Source code of charts
<<<<
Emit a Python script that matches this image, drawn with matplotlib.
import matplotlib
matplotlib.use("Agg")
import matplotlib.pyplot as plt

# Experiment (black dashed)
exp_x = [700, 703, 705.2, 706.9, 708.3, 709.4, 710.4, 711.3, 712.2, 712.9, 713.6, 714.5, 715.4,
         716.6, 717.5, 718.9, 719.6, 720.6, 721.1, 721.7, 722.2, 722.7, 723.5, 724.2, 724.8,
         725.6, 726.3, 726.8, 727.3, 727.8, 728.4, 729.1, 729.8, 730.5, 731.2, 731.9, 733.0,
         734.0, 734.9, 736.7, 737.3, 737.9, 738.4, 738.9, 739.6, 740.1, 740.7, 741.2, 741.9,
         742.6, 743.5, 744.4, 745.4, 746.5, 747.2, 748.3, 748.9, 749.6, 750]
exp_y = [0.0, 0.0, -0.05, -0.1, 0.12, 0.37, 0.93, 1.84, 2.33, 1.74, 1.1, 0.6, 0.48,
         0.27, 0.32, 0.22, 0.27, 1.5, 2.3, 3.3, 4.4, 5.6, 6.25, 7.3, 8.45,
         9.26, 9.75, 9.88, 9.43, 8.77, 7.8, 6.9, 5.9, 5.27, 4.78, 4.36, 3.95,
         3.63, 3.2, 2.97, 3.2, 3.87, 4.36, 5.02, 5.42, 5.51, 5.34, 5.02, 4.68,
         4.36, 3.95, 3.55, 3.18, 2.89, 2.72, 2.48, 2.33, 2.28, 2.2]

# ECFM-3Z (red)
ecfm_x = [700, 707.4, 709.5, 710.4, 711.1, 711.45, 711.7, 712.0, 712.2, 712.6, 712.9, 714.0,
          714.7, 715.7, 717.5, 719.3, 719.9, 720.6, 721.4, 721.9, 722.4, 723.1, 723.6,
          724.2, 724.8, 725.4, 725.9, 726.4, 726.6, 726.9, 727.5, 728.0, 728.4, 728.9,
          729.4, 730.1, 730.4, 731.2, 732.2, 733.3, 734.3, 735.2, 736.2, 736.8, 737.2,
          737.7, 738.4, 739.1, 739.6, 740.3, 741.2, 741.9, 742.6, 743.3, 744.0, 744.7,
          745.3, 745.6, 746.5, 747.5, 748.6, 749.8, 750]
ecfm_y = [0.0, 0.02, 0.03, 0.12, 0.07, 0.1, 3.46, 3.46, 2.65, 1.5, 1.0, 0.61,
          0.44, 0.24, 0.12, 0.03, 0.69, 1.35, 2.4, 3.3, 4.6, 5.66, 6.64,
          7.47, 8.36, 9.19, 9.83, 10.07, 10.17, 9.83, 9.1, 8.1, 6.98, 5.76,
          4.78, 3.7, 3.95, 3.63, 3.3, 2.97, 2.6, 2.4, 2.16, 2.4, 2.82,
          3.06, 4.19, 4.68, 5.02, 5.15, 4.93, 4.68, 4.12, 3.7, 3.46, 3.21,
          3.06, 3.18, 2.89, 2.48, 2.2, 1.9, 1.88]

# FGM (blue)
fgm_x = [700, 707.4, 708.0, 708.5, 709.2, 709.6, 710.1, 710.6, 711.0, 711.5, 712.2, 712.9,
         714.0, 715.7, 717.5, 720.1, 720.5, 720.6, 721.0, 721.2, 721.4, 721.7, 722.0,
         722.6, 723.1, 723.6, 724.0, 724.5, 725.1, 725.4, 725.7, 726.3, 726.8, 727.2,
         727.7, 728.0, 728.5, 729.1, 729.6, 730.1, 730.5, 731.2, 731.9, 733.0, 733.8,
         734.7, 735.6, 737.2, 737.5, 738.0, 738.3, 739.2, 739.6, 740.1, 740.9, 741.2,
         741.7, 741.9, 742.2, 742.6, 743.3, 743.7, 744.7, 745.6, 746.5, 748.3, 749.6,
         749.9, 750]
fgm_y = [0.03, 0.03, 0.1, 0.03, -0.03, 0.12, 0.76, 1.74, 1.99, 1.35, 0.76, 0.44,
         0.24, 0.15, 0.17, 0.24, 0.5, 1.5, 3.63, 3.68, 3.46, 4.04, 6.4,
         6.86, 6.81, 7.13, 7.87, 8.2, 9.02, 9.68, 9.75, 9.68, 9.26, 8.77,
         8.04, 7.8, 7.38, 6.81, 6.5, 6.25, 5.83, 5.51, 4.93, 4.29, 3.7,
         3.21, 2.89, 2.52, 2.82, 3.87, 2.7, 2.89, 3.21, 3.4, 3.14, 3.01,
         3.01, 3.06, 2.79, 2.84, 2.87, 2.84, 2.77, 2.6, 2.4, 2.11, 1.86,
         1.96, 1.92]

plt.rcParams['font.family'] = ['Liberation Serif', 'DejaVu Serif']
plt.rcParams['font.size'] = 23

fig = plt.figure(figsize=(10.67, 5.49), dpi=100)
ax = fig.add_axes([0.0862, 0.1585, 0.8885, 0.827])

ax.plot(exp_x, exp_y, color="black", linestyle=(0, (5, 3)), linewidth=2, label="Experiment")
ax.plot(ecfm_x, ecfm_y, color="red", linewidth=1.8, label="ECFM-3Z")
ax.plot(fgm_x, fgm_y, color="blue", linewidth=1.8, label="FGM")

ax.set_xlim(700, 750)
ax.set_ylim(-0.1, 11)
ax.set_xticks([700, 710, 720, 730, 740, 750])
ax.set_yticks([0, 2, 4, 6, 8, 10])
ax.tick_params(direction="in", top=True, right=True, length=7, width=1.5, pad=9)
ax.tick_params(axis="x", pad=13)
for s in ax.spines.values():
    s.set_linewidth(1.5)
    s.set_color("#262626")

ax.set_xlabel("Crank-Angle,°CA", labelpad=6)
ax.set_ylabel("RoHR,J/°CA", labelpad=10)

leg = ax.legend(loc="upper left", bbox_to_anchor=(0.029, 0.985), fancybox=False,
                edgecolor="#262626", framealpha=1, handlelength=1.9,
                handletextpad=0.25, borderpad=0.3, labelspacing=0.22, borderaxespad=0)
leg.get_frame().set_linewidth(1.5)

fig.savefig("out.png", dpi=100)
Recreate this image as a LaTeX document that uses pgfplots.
>>>>
- [Challenge]:
Return every line in the listing that contains the word "image".

- [Worked solution]:
Emit a Python script that matches this image, drawn with matplotlib.
Recreate this image as a LaTeX document that uses pgfplots.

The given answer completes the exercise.